CC Capsule: 1980 Dodge D-series Adventurer – The Essence of a Truck


I surely write about a lot of trucks here at Curbside Classic. It’s not that I’m particularly partial to them; actually, I’m much more a car guy. But old trucks are relatively plentiful here in Indiana–even in Indianapolis, where I found this one.


Dodge made these trucks for a whopping 21 years, starting in 1972. I’m partial to them because my grandfather drove one, an orange-over-white ’72 like the one in this ad (except that Grandpa’s had “POWER WAGON” badges on the center hood bulge). When I was a boy, Grandpa and Grandma took my brother and me on a vacation in that truck. Although we rode four-abreast in the cab all the way, I don’t remember feeling cramped. But my usual place in that truck was in the bed, where I rode while Grandpa drove the back roads around his rural southwestern Michigan home.

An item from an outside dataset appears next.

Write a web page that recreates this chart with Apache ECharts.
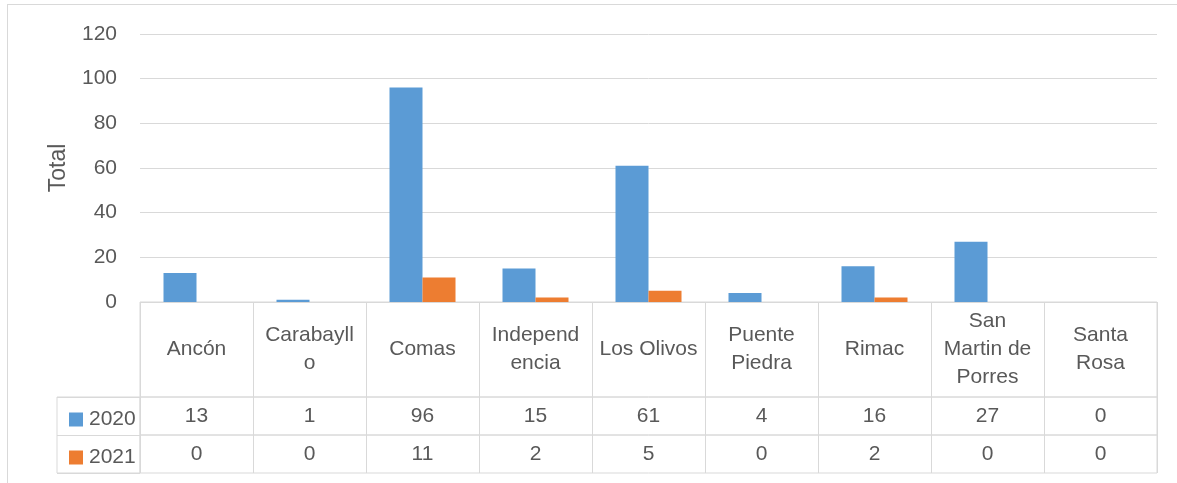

In 1981, these trucks got both a subtle facelift and the “Ram” name. The easiest way to spot the 1972-1980 trucks is by their body side character line that flows around the wheel arches, which is absent on 1981-and-later models.


From what I can gather from a little internet sleuthing, stacked dual rectangular headlights were available only in 1979 and 1980, so I’m semi-arbitrarily dating this one to 1980. And it’s a typical 1980 truck: single cab, boring paint color and ready to work. Usually, that work tears these trucks right up, but this one still looks solid, that peeling plasti-chrome grille notwithstanding.